Getting Paid When the Provider is Out-of-Network: How Much, How Soon, What Hassles?
The theme for the latest round of private insurance payment disputes seems to be payment hassles that physicians and other health care providers experience when dealing with private insurers, particularly managed care companies. Here are a few cross references to issues that I hope to cover in greater detail within the next day or so:
1) Disputes over the calculation of the Usual, Customary and Reasonable payment for a physician who has not signed a contract with a Payor, as demonstrated by Cuomo’s lawsuit over alleged underestimation by United Healthcare’s wholly owned subsidiary Ingenix. The allegations also discuss a conflict of interest between United HealthCare’s representations to its Members and its relationship with Ingenix.
Link to Cuomo Notice of Intent to Sue
Link to NY Attorney General’s Office Press Release
2) Disputes over the calculation of the Usual, Customary and Reasonable payment for a non participating physician who was not chosen by the patient, specifically hospital based physicians and physicians providing emergency services, as demonstrated by the AMA’s dispute with Aetna. The AMA is claiming that Aetna’s method of paying out-of-network physicians at 125% of Medicare violates its 2003 settlement agreement in the HMO Class Action. They also claim that Aetna has a duty to disclose to patients on their explanation of benefits that the physician is entitled to bill them for the difference between the 125% and the physician’s charge. The AMA alleges that Aetna is telling patients that they have no responsibility to pay the balance to these “involuntarily chosen out-of-network” physicians.
Link to AMA News
Link to Hartford
Courant Article
3) Disputes over the payment process used by Payors when the provider is out-of-network and counter-disputes by Payors that out-of-network providers are delaying the transfer of patients back to Participating hospitals, as demonstrated by the dispute between the Prime Hospitals in California and Kaiser Permanente.
Link to San
Diego Union Article
Good post., brother
Posted by: Tessiebm | March 24, 2008 at 04:53 PM
So how do providers get reimbursed when the patient chooses to go to an out-of-network physician because that physician is the only specialist in a 50-mile radius!
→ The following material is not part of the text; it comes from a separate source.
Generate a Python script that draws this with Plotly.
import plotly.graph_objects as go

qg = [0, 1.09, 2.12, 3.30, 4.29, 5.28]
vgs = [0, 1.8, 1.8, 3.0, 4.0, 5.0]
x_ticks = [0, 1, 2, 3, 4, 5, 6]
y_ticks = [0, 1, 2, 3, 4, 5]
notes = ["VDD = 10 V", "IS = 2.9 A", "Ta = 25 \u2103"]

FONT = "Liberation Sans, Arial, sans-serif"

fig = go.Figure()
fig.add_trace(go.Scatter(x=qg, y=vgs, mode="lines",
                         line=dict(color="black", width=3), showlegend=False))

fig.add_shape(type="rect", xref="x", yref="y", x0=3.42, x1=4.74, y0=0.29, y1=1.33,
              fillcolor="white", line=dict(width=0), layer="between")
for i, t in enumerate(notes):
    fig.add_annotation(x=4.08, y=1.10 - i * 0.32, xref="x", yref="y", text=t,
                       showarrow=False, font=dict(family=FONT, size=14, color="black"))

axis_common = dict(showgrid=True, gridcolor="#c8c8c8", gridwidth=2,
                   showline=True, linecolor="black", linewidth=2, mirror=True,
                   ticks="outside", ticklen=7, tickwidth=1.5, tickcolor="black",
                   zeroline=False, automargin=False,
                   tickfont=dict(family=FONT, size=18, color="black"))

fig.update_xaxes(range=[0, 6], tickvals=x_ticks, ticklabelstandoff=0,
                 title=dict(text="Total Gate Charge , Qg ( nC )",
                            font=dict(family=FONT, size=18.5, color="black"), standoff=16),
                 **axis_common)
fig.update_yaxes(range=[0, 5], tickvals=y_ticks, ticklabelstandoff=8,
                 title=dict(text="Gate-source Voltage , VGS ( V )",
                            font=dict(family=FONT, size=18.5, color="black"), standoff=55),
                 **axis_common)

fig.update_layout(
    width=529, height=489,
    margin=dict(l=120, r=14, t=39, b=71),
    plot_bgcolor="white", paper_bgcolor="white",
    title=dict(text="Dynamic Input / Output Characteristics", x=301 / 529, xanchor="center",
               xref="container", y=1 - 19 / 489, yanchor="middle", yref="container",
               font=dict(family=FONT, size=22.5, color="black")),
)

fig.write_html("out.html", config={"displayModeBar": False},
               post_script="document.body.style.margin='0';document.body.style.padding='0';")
How can a provider determine the patient's out-of-pocket costs when the insurance companies will not disclose their 'Maximum Allowable' schedule?? Example: Breast Reconstruction patient - billed insurance $30,000 and they paid $2,000 -- on the EOB it states that the patient is responsible for $27,000!!! The physician is willing to give a discount to the patient but come on! The insurance company came out way better don't you think??